**Record set**
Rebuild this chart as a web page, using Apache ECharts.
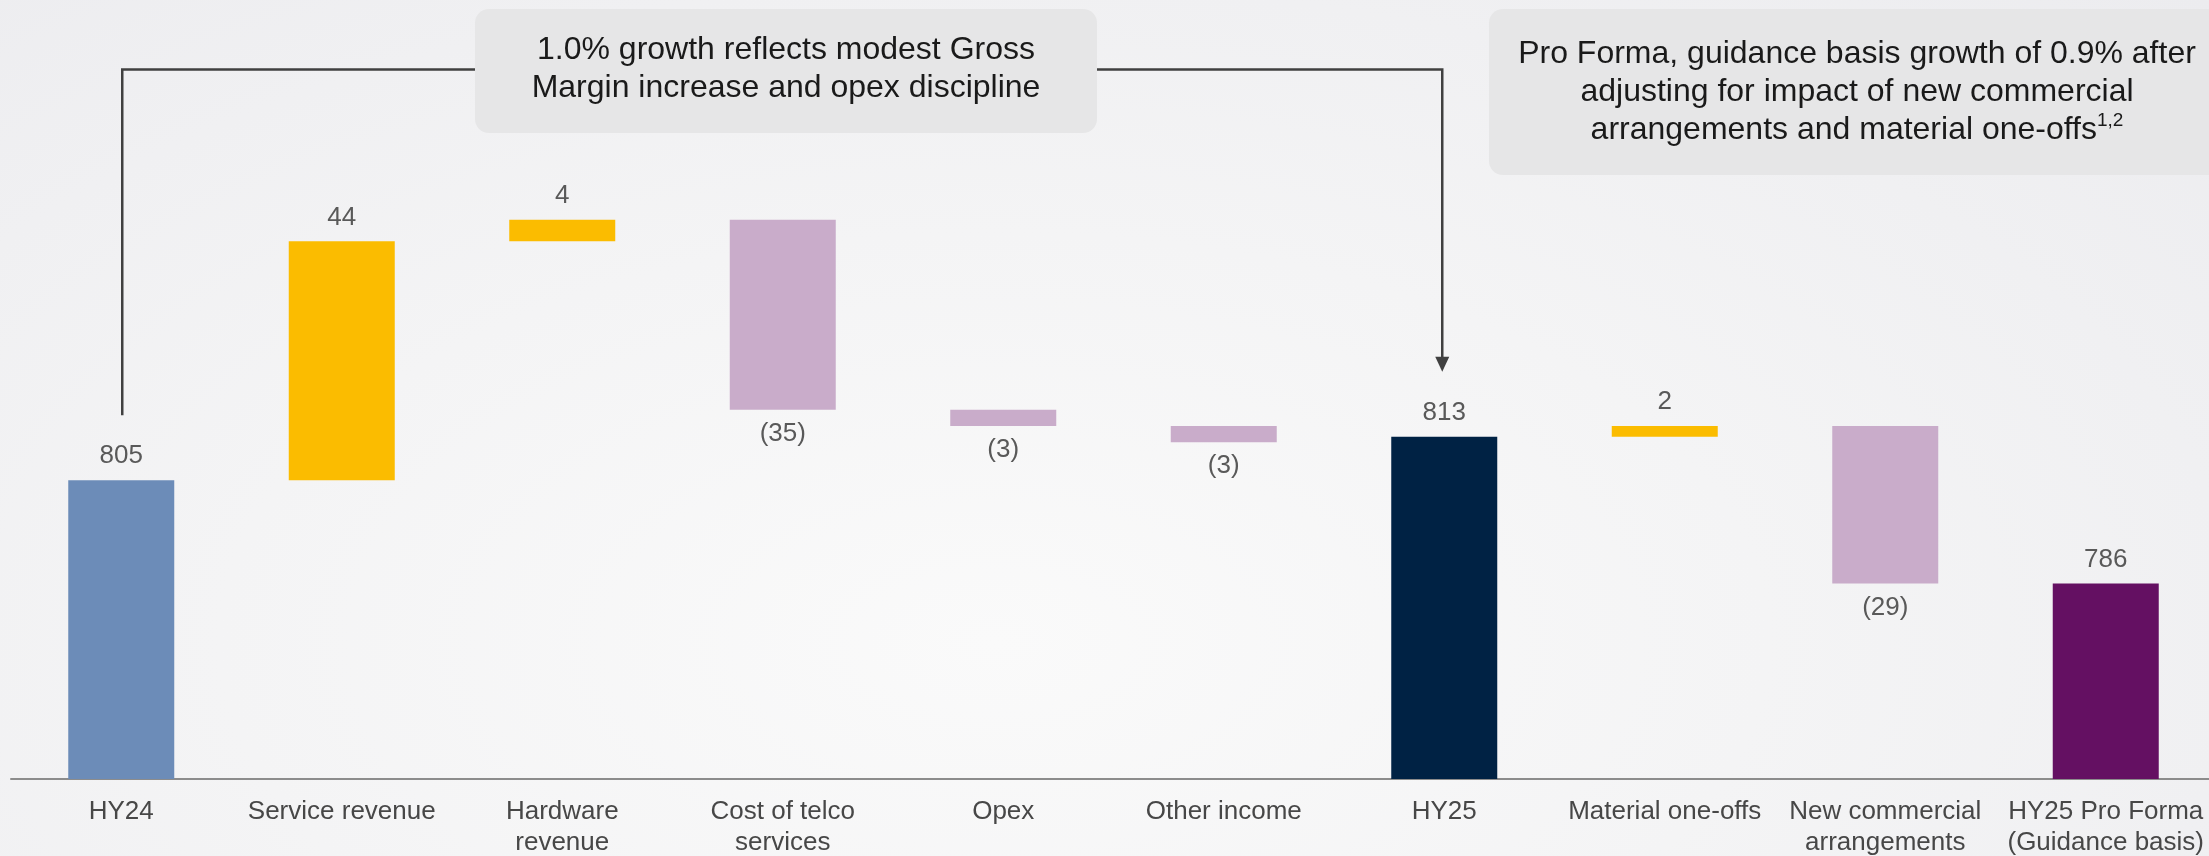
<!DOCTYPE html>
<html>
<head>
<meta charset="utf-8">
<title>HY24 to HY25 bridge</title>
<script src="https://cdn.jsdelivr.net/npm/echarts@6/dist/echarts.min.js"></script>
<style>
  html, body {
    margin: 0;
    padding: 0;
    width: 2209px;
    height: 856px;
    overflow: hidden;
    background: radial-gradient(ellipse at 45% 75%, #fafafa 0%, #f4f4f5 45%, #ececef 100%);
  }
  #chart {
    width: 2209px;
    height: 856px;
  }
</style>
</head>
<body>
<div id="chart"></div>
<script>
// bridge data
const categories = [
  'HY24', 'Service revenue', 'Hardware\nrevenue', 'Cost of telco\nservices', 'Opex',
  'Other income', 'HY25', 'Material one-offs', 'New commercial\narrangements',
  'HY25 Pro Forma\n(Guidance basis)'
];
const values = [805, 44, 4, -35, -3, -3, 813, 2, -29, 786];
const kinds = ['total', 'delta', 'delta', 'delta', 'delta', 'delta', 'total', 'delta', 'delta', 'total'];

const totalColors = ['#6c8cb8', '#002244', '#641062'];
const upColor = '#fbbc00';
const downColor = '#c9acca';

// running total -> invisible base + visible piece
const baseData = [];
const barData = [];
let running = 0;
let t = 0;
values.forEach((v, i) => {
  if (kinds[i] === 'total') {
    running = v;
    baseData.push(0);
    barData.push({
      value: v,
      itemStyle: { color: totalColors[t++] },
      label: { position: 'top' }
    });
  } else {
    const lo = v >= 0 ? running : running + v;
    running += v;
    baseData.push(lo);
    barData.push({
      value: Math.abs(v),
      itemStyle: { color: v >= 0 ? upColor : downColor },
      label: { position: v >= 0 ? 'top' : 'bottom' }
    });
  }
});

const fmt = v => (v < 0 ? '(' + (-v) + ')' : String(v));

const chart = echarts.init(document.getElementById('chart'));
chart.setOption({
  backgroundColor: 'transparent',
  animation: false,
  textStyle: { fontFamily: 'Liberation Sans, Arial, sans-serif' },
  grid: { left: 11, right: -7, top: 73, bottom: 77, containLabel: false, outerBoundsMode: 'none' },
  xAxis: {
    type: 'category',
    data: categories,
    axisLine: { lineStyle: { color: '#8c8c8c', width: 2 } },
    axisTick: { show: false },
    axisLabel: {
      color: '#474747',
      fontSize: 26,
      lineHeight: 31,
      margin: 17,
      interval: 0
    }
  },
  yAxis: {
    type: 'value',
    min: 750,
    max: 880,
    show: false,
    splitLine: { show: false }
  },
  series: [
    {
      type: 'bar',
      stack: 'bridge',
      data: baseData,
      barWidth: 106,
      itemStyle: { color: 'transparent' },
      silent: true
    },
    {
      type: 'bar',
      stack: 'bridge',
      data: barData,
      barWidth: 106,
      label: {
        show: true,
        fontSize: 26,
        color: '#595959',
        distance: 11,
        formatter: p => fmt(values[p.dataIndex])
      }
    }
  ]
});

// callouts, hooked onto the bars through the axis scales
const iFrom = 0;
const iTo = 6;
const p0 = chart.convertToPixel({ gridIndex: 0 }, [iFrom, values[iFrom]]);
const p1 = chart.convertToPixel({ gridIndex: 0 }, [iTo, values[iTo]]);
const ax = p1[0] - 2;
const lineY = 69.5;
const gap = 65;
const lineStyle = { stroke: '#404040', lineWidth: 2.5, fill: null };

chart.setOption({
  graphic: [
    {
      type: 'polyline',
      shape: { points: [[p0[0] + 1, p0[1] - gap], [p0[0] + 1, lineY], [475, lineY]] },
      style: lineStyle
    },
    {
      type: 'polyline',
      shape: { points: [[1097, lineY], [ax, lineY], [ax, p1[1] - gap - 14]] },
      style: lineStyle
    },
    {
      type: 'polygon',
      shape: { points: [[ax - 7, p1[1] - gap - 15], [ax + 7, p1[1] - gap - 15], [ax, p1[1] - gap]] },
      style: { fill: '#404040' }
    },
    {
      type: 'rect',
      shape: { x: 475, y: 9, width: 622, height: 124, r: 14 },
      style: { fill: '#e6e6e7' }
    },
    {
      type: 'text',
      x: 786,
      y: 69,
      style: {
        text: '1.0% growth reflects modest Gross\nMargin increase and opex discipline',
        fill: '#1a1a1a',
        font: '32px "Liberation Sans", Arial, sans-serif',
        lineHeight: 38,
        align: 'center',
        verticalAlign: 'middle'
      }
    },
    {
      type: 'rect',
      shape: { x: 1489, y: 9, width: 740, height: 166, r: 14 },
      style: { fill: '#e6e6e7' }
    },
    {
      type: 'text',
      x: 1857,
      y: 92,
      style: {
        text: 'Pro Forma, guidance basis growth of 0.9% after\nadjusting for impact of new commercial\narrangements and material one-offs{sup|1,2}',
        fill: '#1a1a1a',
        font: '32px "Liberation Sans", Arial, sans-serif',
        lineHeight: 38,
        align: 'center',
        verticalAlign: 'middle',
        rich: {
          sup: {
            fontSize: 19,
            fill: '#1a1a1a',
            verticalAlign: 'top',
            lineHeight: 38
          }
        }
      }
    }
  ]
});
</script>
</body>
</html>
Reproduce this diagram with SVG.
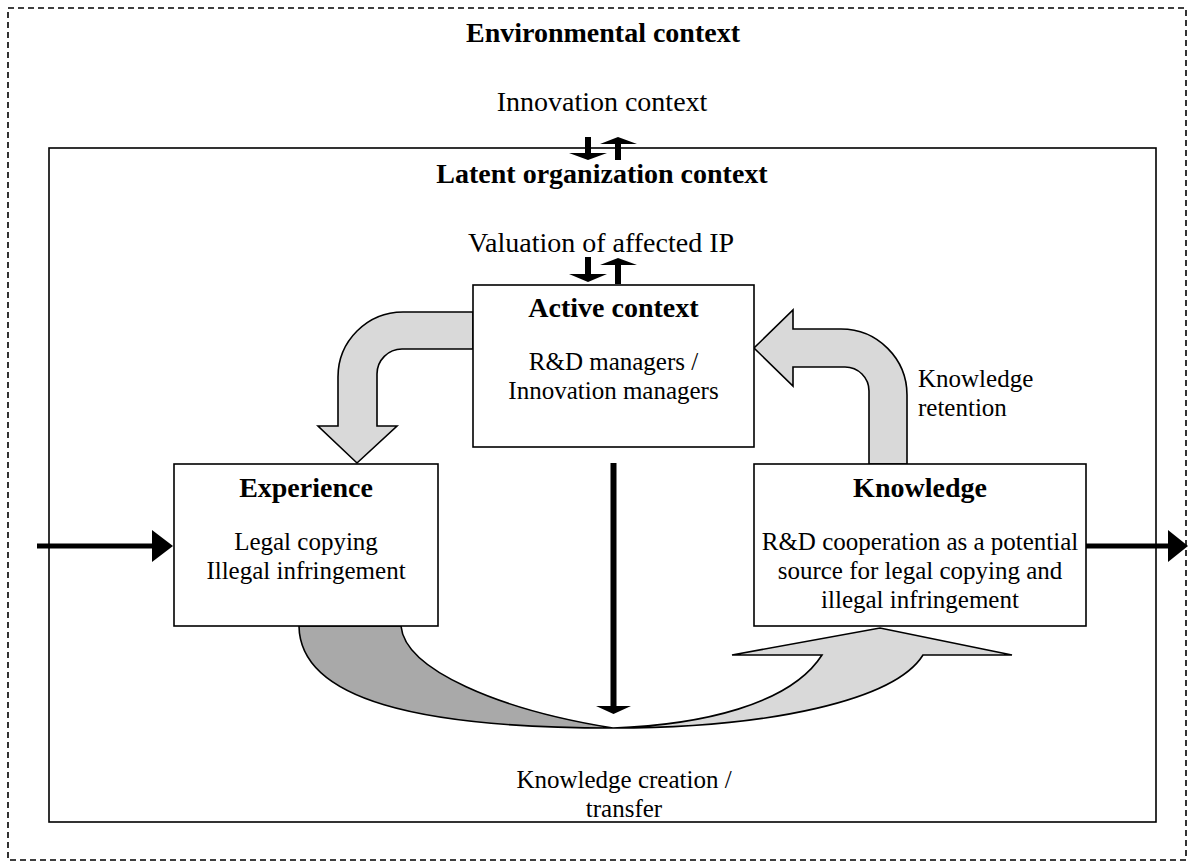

**Task objective**
Repeat each entry precisely as it appears. Leave the pictures out.

**Response below**
Rebuild this chart as a web page, using Apache ECharts.
<!DOCTYPE html>
<html>
<head>
<meta charset="utf-8">
<title>HY24 to HY25 bridge</title>
<script src="https://cdn.jsdelivr.net/npm/echarts@6/dist/echarts.min.js"></script>
<style>
  html, body {
    margin: 0;
    padding: 0;
    width: 2209px;
    height: 856px;
    overflow: hidden;
    background: radial-gradient(ellipse at 45% 75%, #fafafa 0%, #f4f4f5 45%, #ececef 100%);
  }
  #chart {
    width: 2209px;
    height: 856px;
  }
</style>
</head>
<body>
<div id="chart"></div>
<script>
// bridge data
const categories = [
  'HY24', 'Service revenue', 'Hardware\nrevenue', 'Cost of telco\nservices', 'Opex',
  'Other income', 'HY25', 'Material one-offs', 'New commercial\narrangements',
  'HY25 Pro Forma\n(Guidance basis)'
];
const values = [805, 44, 4, -35, -3, -3, 813, 2, -29, 786];
const kinds = ['total', 'delta', 'delta', 'delta', 'delta', 'delta', 'total', 'delta', 'delta', 'total'];

const totalColors = ['#6c8cb8', '#002244', '#641062'];
const upColor = '#fbbc00';
const downColor = '#c9acca';

// running total -> invisible base + visible piece
const baseData = [];
const barData = [];
let running = 0;
let t = 0;
values.forEach((v, i) => {
  if (kinds[i] === 'total') {
    running = v;
    baseData.push(0);
    barData.push({
      value: v,
      itemStyle: { color: totalColors[t++] },
      label: { position: 'top' }
    });
  } else {
    const lo = v >= 0 ? running : running + v;
    running += v;
    baseData.push(lo);
    barData.push({
      value: Math.abs(v),
      itemStyle: { color: v >= 0 ? upColor : downColor },
      label: { position: v >= 0 ? 'top' : 'bottom' }
    });
  }
});

const fmt = v => (v < 0 ? '(' + (-v) + ')' : String(v));

const chart = echarts.init(document.getElementById('chart'));
chart.setOption({
  backgroundColor: 'transparent',
  animation: false,
  textStyle: { fontFamily: 'Liberation Sans, Arial, sans-serif' },
  grid: { left: 11, right: -7, top: 73, bottom: 77, containLabel: false, outerBoundsMode: 'none' },
  xAxis: {
    type: 'category',
    data: categories,
    axisLine: { lineStyle: { color: '#8c8c8c', width: 2 } },
    axisTick: { show: false },
    axisLabel: {
      color: '#474747',
      fontSize: 26,
      lineHeight: 31,
      margin: 17,
      interval: 0
    }
  },
  yAxis: {
    type: 'value',
    min: 750,
    max: 880,
    show: false,
    splitLine: { show: false }
  },
  series: [
    {
      type: 'bar',
      stack: 'bridge',
      data: baseData,
      barWidth: 106,
      itemStyle: { color: 'transparent' },
      silent: true
    },
    {
      type: 'bar',
      stack: 'bridge',
      data: barData,
      barWidth: 106,
      label: {
        show: true,
        fontSize: 26,
        color: '#595959',
        distance: 11,
        formatter: p => fmt(values[p.dataIndex])
      }
    }
  ]
});

// callouts, hooked onto the bars through the axis scales
const iFrom = 0;
const iTo = 6;
const p0 = chart.convertToPixel({ gridIndex: 0 }, [iFrom, values[iFrom]]);
const p1 = chart.convertToPixel({ gridIndex: 0 }, [iTo, values[iTo]]);
const ax = p1[0] - 2;
const lineY = 69.5;
const gap = 65;
const lineStyle = { stroke: '#404040', lineWidth: 2.5, fill: null };

chart.setOption({
  graphic: [
    {
      type: 'polyline',
      shape: { points: [[p0[0] + 1, p0[1] - gap], [p0[0] + 1, lineY], [475, lineY]] },
      style: lineStyle
    },
    {
      type: 'polyline',
      shape: { points: [[1097, lineY], [ax, lineY], [ax, p1[1] - gap - 14]] },
      style: lineStyle
    },
    {
      type: 'polygon',
      shape: { points: [[ax - 7, p1[1] - gap - 15], [ax + 7, p1[1] - gap - 15], [ax, p1[1] - gap]] },
      style: { fill: '#404040' }
    },
    {
      type: 'rect',
      shape: { x: 475, y: 9, width: 622, height: 124, r: 14 },
      style: { fill: '#e6e6e7' }
    },
    {
      type: 'text',
      x: 786,
      y: 69,
      style: {
        text: '1.0% growth reflects modest Gross\nMargin increase and opex discipline',
        fill: '#1a1a1a',
        font: '32px "Liberation Sans", Arial, sans-serif',
        lineHeight: 38,
        align: 'center',
        verticalAlign: 'middle'
      }
    },
    {
      type: 'rect',
      shape: { x: 1489, y: 9, width: 740, height: 166, r: 14 },
      style: { fill: '#e6e6e7' }
    },
    {
      type: 'text',
      x: 1857,
      y: 92,
      style: {
        text: 'Pro Forma, guidance basis growth of 0.9% after\nadjusting for impact of new commercial\narrangements and material one-offs{sup|1,2}',
        fill: '#1a1a1a',
        font: '32px "Liberation Sans", Arial, sans-serif',
        lineHeight: 38,
        align: 'center',
        verticalAlign: 'middle',
        rich: {
          sup: {
            fontSize: 19,
            fill: '#1a1a1a',
            verticalAlign: 'top',
            lineHeight: 38
          }
        }
      }
    }
  ]
});
</script>
</body>
</html>
Reproduce this diagram with SVG.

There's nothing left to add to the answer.